Written problem - Go through the data below. List every line that holds the word "this".

Material shown -
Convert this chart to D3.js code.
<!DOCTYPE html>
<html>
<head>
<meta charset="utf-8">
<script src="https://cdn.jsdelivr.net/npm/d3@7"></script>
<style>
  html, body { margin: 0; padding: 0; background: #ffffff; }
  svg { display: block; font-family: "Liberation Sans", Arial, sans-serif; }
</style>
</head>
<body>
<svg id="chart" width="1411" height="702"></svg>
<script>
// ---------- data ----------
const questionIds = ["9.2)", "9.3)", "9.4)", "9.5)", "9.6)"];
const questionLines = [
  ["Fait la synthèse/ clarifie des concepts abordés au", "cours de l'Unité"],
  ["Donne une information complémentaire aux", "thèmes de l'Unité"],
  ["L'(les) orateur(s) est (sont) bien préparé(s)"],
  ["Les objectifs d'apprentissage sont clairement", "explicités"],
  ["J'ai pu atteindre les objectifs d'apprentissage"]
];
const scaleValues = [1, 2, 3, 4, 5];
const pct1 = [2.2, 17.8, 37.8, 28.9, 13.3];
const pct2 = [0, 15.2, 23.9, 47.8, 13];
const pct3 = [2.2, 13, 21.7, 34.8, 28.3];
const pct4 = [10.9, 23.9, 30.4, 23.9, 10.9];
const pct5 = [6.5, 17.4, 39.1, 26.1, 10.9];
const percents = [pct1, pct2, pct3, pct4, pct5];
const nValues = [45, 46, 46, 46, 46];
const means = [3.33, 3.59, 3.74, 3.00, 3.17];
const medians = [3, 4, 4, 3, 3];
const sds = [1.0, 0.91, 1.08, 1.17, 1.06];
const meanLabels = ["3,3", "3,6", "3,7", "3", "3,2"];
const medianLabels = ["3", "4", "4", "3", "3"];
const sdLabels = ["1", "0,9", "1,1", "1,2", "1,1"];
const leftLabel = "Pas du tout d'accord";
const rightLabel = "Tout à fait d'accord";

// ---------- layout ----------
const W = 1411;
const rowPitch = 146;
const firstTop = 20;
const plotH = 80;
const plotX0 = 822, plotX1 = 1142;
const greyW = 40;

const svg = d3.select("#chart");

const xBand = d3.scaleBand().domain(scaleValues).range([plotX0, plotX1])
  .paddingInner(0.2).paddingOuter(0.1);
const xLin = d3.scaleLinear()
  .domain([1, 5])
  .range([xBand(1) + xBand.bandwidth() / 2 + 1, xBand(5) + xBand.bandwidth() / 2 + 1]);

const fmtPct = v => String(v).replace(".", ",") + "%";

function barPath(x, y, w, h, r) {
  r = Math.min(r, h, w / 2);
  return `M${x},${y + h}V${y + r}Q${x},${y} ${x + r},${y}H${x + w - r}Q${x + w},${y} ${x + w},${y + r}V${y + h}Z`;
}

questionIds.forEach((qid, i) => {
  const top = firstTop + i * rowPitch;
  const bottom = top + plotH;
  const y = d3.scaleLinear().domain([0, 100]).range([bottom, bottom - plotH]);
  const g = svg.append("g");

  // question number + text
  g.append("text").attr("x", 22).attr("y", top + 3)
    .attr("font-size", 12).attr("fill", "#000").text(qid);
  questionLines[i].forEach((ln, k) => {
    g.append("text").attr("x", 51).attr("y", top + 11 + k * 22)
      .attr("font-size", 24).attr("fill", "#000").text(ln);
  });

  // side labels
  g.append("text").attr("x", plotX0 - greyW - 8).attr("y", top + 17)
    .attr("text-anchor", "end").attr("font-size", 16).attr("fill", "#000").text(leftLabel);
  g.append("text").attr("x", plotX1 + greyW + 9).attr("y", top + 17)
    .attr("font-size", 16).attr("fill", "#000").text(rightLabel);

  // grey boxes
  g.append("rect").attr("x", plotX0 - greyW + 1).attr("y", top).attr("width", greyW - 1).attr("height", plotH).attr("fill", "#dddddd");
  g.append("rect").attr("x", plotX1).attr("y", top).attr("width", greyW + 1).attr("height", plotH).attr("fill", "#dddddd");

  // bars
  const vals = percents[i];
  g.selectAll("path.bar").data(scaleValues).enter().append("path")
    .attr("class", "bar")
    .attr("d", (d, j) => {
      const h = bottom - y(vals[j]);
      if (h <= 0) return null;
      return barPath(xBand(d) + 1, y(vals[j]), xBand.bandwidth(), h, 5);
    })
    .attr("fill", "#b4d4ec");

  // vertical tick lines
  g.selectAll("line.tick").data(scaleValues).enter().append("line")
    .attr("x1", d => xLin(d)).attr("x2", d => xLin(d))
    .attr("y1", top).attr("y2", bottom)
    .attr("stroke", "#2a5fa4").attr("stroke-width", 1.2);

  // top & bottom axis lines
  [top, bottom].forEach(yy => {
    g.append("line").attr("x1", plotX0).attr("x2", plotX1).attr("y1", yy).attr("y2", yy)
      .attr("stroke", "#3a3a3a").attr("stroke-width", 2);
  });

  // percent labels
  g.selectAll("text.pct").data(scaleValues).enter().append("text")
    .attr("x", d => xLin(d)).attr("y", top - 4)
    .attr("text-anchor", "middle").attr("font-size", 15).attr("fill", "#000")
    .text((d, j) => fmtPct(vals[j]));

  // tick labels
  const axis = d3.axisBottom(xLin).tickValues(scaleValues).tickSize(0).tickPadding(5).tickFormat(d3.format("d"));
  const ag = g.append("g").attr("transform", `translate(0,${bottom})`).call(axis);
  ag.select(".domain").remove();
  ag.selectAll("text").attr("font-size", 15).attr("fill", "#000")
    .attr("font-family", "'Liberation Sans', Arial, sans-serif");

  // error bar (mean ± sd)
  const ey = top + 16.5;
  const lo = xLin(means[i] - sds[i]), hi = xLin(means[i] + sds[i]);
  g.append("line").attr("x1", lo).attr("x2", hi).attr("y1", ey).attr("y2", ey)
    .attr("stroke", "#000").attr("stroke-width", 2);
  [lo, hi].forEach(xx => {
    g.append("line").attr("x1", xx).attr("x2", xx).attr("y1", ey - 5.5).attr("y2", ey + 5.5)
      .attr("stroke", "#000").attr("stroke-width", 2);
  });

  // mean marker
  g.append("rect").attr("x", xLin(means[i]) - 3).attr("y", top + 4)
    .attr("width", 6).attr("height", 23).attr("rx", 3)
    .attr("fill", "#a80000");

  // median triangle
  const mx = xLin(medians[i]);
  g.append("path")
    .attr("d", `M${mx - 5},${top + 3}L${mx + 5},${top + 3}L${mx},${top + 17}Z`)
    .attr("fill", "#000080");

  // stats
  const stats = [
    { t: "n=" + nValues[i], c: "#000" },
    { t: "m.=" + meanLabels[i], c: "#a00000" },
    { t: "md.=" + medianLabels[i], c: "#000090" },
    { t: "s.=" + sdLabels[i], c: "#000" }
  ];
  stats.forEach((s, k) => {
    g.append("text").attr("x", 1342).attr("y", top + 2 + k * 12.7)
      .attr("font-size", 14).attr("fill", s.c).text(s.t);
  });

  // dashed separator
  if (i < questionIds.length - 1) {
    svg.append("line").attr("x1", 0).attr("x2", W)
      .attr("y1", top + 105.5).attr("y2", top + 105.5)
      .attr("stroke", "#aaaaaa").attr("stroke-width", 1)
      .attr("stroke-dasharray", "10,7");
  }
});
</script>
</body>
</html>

--

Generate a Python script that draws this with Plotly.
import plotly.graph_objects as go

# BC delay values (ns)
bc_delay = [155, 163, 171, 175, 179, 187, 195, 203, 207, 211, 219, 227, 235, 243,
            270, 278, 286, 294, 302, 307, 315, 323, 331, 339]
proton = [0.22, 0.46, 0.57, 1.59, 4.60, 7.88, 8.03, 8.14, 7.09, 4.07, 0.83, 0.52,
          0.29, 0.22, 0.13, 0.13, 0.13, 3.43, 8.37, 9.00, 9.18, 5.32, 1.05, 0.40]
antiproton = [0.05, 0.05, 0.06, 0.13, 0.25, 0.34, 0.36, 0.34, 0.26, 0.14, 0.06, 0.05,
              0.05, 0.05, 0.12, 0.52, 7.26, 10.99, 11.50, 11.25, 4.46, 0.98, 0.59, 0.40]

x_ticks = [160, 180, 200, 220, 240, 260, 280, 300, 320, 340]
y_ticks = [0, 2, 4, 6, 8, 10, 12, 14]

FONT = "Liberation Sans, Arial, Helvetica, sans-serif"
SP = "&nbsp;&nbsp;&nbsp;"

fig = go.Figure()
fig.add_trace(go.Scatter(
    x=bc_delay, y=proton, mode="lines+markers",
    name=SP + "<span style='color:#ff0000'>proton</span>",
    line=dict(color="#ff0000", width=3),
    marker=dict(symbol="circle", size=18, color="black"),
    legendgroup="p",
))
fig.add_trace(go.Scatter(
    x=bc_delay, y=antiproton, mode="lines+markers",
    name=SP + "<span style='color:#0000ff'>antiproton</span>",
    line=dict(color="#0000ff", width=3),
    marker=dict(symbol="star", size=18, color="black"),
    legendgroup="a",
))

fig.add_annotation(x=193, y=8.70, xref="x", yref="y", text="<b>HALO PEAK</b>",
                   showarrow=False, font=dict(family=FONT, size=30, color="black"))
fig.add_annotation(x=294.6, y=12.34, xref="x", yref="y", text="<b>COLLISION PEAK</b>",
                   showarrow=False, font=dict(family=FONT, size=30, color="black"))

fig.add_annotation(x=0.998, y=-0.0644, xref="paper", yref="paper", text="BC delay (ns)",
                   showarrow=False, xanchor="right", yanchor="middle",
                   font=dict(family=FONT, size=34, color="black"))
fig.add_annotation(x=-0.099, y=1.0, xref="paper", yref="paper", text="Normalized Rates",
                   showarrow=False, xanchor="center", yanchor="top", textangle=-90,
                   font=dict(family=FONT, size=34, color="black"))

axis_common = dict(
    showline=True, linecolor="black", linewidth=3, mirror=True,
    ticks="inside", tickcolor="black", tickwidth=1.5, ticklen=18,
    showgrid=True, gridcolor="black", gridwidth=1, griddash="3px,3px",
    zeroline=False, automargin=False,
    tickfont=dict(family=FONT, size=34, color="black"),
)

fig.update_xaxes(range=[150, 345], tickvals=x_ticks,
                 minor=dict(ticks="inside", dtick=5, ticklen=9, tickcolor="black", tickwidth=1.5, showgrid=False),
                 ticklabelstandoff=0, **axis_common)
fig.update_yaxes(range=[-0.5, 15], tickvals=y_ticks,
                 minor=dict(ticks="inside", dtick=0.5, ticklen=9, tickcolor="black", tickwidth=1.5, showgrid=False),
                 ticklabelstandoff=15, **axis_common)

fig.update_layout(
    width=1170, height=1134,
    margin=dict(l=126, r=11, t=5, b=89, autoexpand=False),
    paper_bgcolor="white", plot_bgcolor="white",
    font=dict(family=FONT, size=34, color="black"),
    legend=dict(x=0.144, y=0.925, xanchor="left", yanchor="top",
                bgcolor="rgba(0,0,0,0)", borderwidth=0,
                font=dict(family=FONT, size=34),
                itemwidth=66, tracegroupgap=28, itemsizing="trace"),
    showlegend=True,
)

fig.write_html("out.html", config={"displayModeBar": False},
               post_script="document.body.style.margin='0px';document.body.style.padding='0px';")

Exercise solution -
Convert this chart to D3.js code.
Generate a Python script that draws this with Plotly.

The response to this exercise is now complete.